Вечером 24 июня 1945 года 2500 генералов и маршалов явились на банкет в Кремле в невиданном золотом шитье своих потрясающих мундиров, украшенные всеми главными орденами планеты. Они были победителями, это был их праздник. Они поднимали в бой армии и фронты, они презрели все стихии, их не сломила горечь поражений, ад явленных им боев, суровый мрак отступления, немереная кровь товарищей, они отдали все что могли за Победу. Именно они победили во Второй мировой войне, отомстив за униженные жертвы Порт-Артура и Брест-Ли-товска, за погибших в окружении под Киевом и Вязьмой, за угасших от голода в Ленинграде, за сброшенных в Бабий Яр, за повешенную школьницу Зою, за выбитых напрочь войной призывников 20-х годов рождения, за нежалующихся наших соотечественников, которых постигла такая лихая судьба в двадцатом веке.

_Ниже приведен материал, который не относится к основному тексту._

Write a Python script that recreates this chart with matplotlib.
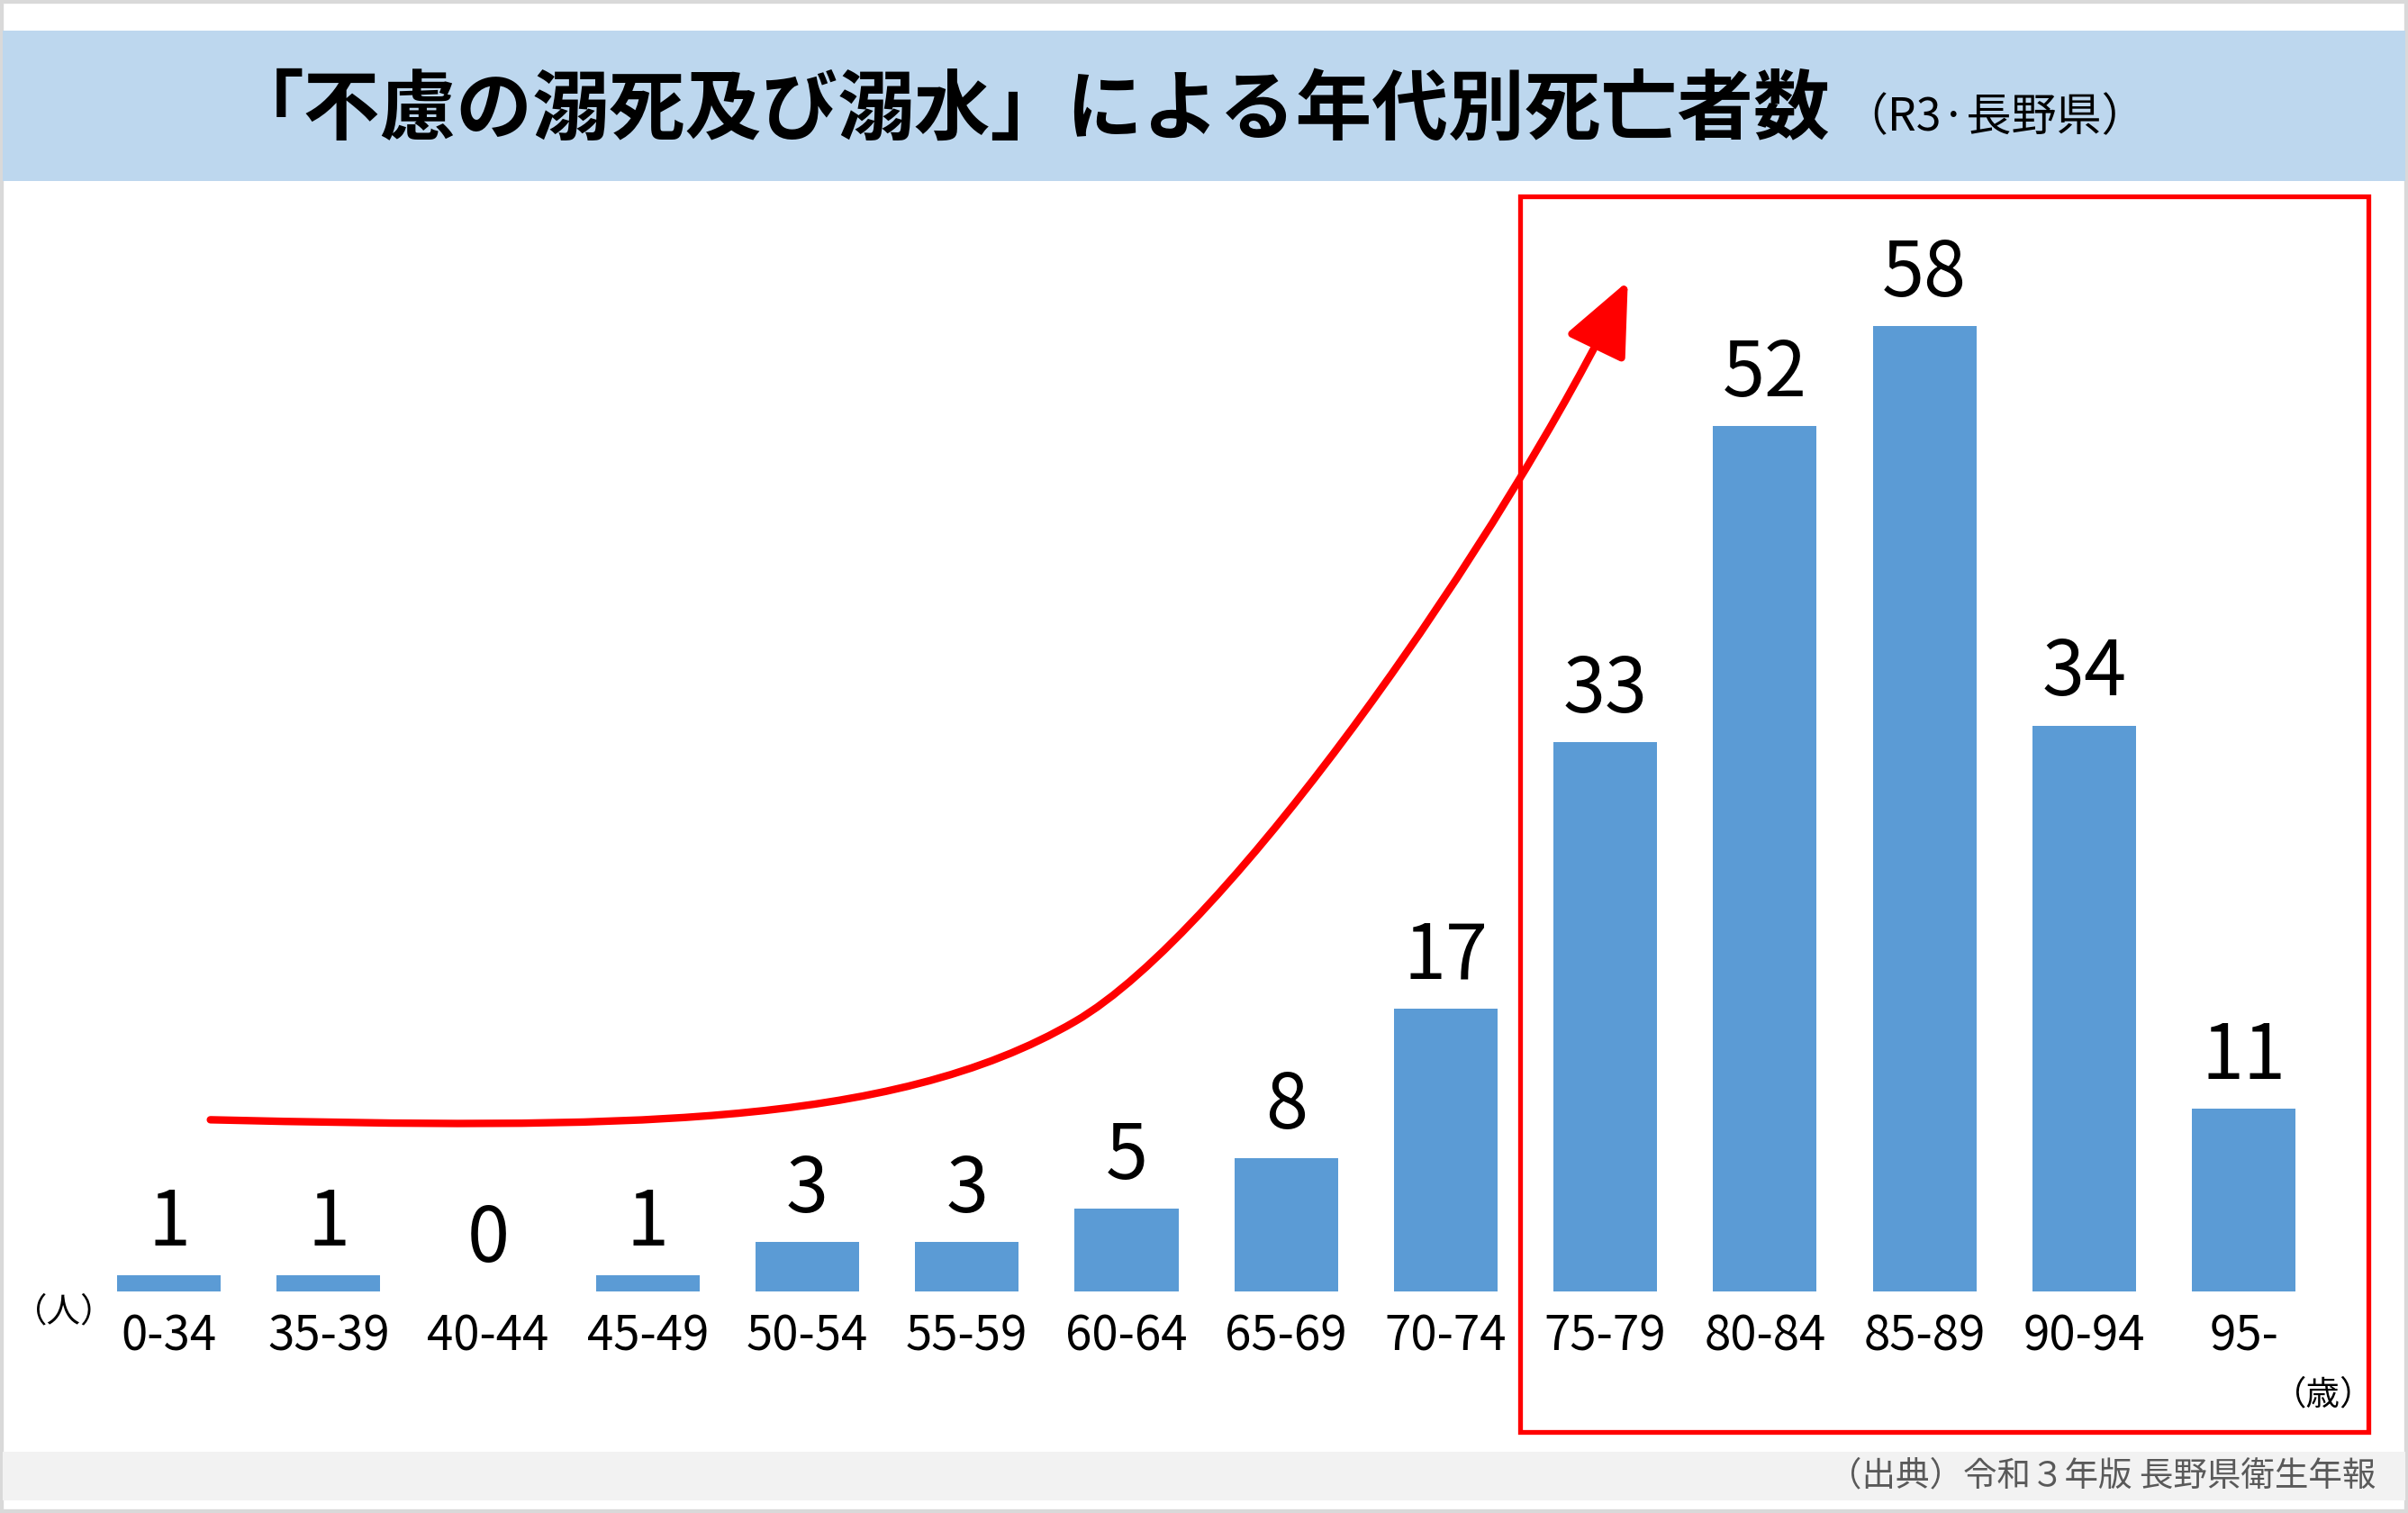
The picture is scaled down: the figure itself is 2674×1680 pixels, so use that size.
import numpy as np
import matplotlib.pyplot as plt
from matplotlib.patches import Rectangle, FancyArrowPatch
from matplotlib.path import Path

plt.rcParams['font.family'] = ['Noto Sans CJK JP', 'DejaVu Sans']

age_groups = ['0-34', '35-39', '40-44', '45-49', '50-54', '55-59', '60-64',
              '65-69', '70-74', '75-79', '80-84', '85-89', '90-94', '95-']
deaths = [1, 1, 0, 1, 3, 3, 5, 8, 17, 33, 52, 58, 34, 11]

W, H = 1568, 985  # layout measured on the reduced picture


def fx(x):
    return x / W


def fy(y):
    return 1 - y / H


fig = plt.figure(figsize=(26.74, 16.8), dpi=100)

# frame, title band, source band
fig.patches.append(Rectangle((0, 0), 1, 1, transform=fig.transFigure,
                             facecolor='white', edgecolor='#d9d9d9', lw=6, zorder=-20))
fig.patches.append(Rectangle((fx(2), fy(118)), fx(1564), 98 / H, transform=fig.transFigure,
                             facecolor='#bdd7ee', edgecolor='none', zorder=-10))
fig.patches.append(Rectangle((fx(2), fy(977)), fx(1564), 32 / H, transform=fig.transFigure,
                             facecolor='#f2f2f2', edgecolor='none', zorder=-10))

fig.text(fx(148), fy(72), '「不慮の溺死及び溺水」による年代別死亡者数',
         fontsize=61, fontweight='bold', ha='left', va='center')
fig.text(fx(1200), fy(77), '（R3·長野県）', fontsize=36, ha='left', va='center')
fig.text(fx(1547), fy(961), '（出典）令和３年版 長野県衛生年報', fontsize=27,
         color='#595959', ha='right', va='center')

# bars
ax = fig.add_axes([fx(58), fy(841), fx(1513) - fx(58), fy(190.5) - fy(841)])
x = np.arange(len(age_groups))
ax.bar(x, deaths, width=0.65, color='#5b9bd5')
for xi, v in zip(x, deaths):
    ax.text(xi, v + 1.8, str(v), ha='center', va='baseline', fontsize=61)
ax.set_xlim(-0.5, len(age_groups) - 0.5)
ax.set_ylim(0, 60)
ax.set_xticks(x)
ax.set_xticklabels(age_groups, fontsize=38)
ax.tick_params(axis='x', length=0, pad=16)
ax.set_yticks([])
for s in ax.spines.values():
    s.set_visible(False)

fig.text(fx(42), fy(854), '（人）', fontsize=27, ha='center', va='center')
fig.text(fx(1546), fy(908), '（歳）', fontsize=27, ha='right', va='center')

# red highlight box
fig.patches.append(Rectangle((fx(990), fy(932)), fx(1542) - fx(990), (932 - 128) / H,
                             transform=fig.transFigure, facecolor='none',
                             edgecolor='#ff0000', lw=3.8, zorder=5))

# rising arrow
pts = [(137, 729), (400, 735), (580, 735), (700, 665),
       (800, 607), (980, 349), (1060, 183)]
verts = [(fx(a), fy(b)) for a, b in pts]
codes = [Path.MOVETO] + [Path.CURVE4] * 6
arrow = FancyArrowPatch(path=Path(verts, codes), transform=fig.transFigure,
                        arrowstyle='-|>,head_length=50,head_width=22',
                        mutation_scale=1, color='#ff0000', lw=6, zorder=6)
fig.patches.append(arrow)

fig.savefig('out.png', dpi=100)
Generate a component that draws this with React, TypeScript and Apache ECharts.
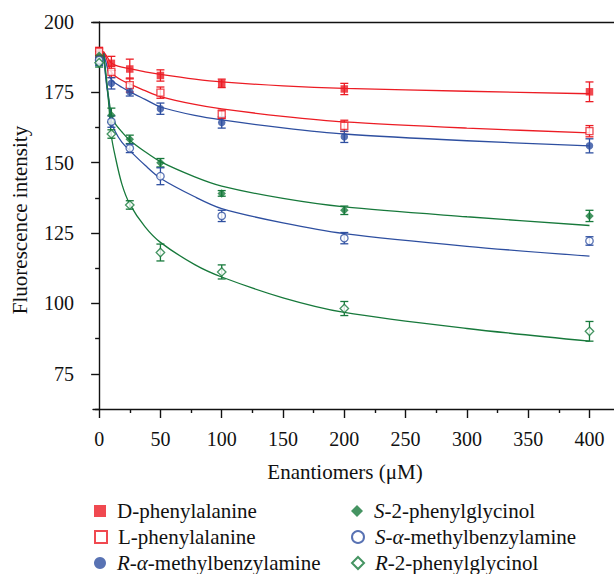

Тот, с чьим именем поднимались в атаку, был в тот вечер более чем героем. Он поднял первый, поразивший всех тост за бесконечное терпение русского народа, вынесшего невыносимое, он незабываемым образом призвал к национальной гордости — и не мог не видеть сияния глаз благодарных солдат. А с другой стороны, он уже был иным — не тем, кто спрашивал Жукова, будем ли сдавать Москву, что можно сделать под Сталинградом, и согласно молчавшим под Курском. Уже в тот день пролегла тень между ним и сорокалетними маршалами, вырвавшими победу из глотки поражения. Маршалы самой могучей армии мира стояли отдельной группой. К ним, овеянным славой полководцам великой армии 1945 года, не подошел их генералиссимус, в их звездный час им указали на их место, в новом раскладе политических сил герои войны становились опасными. Немного пройдет времени, и Жуков окажется в Одесском военном округе, Рокоссовский — в Польше, Антонов — в Закавказье. Генералиссимус предаст и отстранит, подвергнет репрессиям маршала артиллерии Яковлева, маршала авиации Новикова и многих-многих других лучших сыновей страны. Но все это будет в неведомом пока «потом», а сейчас невиданное по своей бестрепетной жертвенности поколение отмечало наш главный национальный праздник, победное окончание войны, которое спасло весь мир и спаяло наши народы и никогда не погаснет в общем национальном сознании.